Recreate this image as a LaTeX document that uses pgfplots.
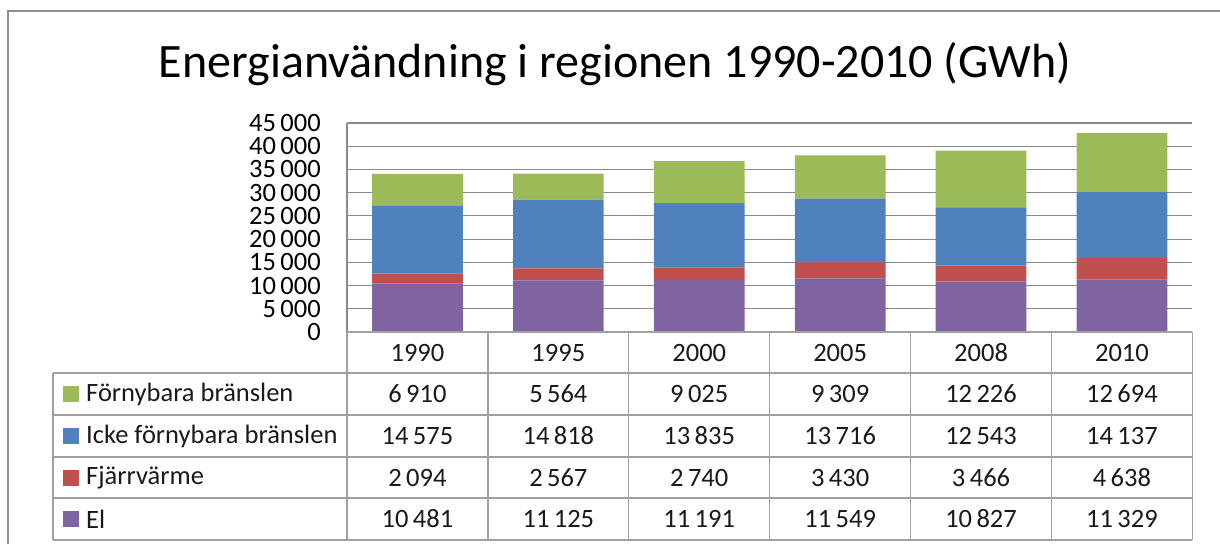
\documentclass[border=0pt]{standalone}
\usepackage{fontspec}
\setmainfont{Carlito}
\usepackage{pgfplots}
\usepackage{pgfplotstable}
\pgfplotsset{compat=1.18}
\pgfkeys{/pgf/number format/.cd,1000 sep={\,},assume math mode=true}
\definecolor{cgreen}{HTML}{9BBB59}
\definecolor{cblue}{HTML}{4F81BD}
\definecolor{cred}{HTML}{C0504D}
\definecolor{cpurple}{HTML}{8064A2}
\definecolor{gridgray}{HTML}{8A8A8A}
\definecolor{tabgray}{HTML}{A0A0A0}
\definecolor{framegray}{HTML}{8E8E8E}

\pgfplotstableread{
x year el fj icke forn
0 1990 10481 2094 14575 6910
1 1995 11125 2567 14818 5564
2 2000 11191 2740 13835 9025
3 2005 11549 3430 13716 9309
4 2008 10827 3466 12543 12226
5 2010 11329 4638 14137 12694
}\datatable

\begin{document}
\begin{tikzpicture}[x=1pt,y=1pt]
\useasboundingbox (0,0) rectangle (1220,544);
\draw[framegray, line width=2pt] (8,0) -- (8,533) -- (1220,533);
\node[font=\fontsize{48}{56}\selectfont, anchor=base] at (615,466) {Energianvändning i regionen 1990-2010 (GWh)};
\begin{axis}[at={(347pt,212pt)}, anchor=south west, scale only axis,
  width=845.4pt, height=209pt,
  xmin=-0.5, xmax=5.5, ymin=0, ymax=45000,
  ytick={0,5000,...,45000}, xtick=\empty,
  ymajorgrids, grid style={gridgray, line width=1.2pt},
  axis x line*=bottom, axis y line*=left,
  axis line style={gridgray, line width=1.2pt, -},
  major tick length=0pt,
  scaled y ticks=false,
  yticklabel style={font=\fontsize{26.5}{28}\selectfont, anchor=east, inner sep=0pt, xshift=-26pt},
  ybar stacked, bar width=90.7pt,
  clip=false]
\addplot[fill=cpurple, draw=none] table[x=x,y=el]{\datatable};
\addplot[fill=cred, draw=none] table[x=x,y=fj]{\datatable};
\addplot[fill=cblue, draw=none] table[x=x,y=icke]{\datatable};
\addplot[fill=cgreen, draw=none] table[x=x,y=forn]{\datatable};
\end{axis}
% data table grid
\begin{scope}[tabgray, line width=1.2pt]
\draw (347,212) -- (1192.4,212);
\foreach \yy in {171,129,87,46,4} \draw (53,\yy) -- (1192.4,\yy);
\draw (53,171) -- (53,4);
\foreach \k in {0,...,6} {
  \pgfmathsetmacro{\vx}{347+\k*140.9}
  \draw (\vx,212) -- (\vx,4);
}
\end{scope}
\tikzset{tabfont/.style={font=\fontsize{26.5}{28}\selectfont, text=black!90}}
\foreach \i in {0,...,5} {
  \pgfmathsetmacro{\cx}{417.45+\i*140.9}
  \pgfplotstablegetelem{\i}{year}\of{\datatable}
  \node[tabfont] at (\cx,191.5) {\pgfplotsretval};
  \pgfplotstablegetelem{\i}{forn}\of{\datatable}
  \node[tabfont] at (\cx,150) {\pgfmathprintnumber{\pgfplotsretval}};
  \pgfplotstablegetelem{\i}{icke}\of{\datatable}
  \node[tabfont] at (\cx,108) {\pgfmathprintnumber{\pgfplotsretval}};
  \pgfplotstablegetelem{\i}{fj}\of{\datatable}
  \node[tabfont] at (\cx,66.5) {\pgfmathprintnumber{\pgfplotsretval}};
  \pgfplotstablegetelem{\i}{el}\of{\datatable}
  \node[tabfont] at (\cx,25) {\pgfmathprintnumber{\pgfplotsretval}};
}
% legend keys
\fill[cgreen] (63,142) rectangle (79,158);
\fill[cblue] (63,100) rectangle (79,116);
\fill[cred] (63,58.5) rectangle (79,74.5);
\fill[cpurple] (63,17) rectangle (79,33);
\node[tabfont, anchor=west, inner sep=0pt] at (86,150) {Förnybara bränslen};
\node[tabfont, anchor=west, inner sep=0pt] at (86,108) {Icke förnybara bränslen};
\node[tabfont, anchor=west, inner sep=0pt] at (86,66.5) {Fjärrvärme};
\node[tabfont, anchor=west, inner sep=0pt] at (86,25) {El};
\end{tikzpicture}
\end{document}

--------------------------------------------------

JOB = Word for word, quote the full listing, omitting every picture.

WORKED SOLUTION =
Recreate this image as a LaTeX document that uses pgfplots.
\documentclass[border=0pt]{standalone}
\usepackage{fontspec}
\setmainfont{Carlito}
\usepackage{pgfplots}
\usepackage{pgfplotstable}
\pgfplotsset{compat=1.18}
\pgfkeys{/pgf/number format/.cd,1000 sep={\,},assume math mode=true}
\definecolor{cgreen}{HTML}{9BBB59}
\definecolor{cblue}{HTML}{4F81BD}
\definecolor{cred}{HTML}{C0504D}
\definecolor{cpurple}{HTML}{8064A2}
\definecolor{gridgray}{HTML}{8A8A8A}
\definecolor{tabgray}{HTML}{A0A0A0}
\definecolor{framegray}{HTML}{8E8E8E}

\pgfplotstableread{
x year el fj icke forn
0 1990 10481 2094 14575 6910
1 1995 11125 2567 14818 5564
2 2000 11191 2740 13835 9025
3 2005 11549 3430 13716 9309
4 2008 10827 3466 12543 12226
5 2010 11329 4638 14137 12694
}\datatable

\begin{document}
\begin{tikzpicture}[x=1pt,y=1pt]
\useasboundingbox (0,0) rectangle (1220,544);
\draw[framegray, line width=2pt] (8,0) -- (8,533) -- (1220,533);
\node[font=\fontsize{48}{56}\selectfont, anchor=base] at (615,466) {Energianvändning i regionen 1990-2010 (GWh)};
\begin{axis}[at={(347pt,212pt)}, anchor=south west, scale only axis,
  width=845.4pt, height=209pt,
  xmin=-0.5, xmax=5.5, ymin=0, ymax=45000,
  ytick={0,5000,...,45000}, xtick=\empty,
  ymajorgrids, grid style={gridgray, line width=1.2pt},
  axis x line*=bottom, axis y line*=left,
  axis line style={gridgray, line width=1.2pt, -},
  major tick length=0pt,
  scaled y ticks=false,
  yticklabel style={font=\fontsize{26.5}{28}\selectfont, anchor=east, inner sep=0pt, xshift=-26pt},
  ybar stacked, bar width=90.7pt,
  clip=false]
\addplot[fill=cpurple, draw=none] table[x=x,y=el]{\datatable};
\addplot[fill=cred, draw=none] table[x=x,y=fj]{\datatable};
\addplot[fill=cblue, draw=none] table[x=x,y=icke]{\datatable};
\addplot[fill=cgreen, draw=none] table[x=x,y=forn]{\datatable};
\end{axis}
% data table grid
\begin{scope}[tabgray, line width=1.2pt]
\draw (347,212) -- (1192.4,212);
\foreach \yy in {171,129,87,46,4} \draw (53,\yy) -- (1192.4,\yy);
\draw (53,171) -- (53,4);
\foreach \k in {0,...,6} {
  \pgfmathsetmacro{\vx}{347+\k*140.9}
  \draw (\vx,212) -- (\vx,4);
}
\end{scope}
\tikzset{tabfont/.style={font=\fontsize{26.5}{28}\selectfont, text=black!90}}
\foreach \i in {0,...,5} {
  \pgfmathsetmacro{\cx}{417.45+\i*140.9}
  \pgfplotstablegetelem{\i}{year}\of{\datatable}
  \node[tabfont] at (\cx,191.5) {\pgfplotsretval};
  \pgfplotstablegetelem{\i}{forn}\of{\datatable}
  \node[tabfont] at (\cx,150) {\pgfmathprintnumber{\pgfplotsretval}};
  \pgfplotstablegetelem{\i}{icke}\of{\datatable}
  \node[tabfont] at (\cx,108) {\pgfmathprintnumber{\pgfplotsretval}};
  \pgfplotstablegetelem{\i}{fj}\of{\datatable}
  \node[tabfont] at (\cx,66.5) {\pgfmathprintnumber{\pgfplotsretval}};
  \pgfplotstablegetelem{\i}{el}\of{\datatable}
  \node[tabfont] at (\cx,25) {\pgfmathprintnumber{\pgfplotsretval}};
}
% legend keys
\fill[cgreen] (63,142) rectangle (79,158);
\fill[cblue] (63,100) rectangle (79,116);
\fill[cred] (63,58.5) rectangle (79,74.5);
\fill[cpurple] (63,17) rectangle (79,33);
\node[tabfont, anchor=west, inner sep=0pt] at (86,150) {Förnybara bränslen};
\node[tabfont, anchor=west, inner sep=0pt] at (86,108) {Icke förnybara bränslen};
\node[tabfont, anchor=west, inner sep=0pt] at (86,66.5) {Fjärrvärme};
\node[tabfont, anchor=west, inner sep=0pt] at (86,25) {El};
\end{tikzpicture}
\end{document}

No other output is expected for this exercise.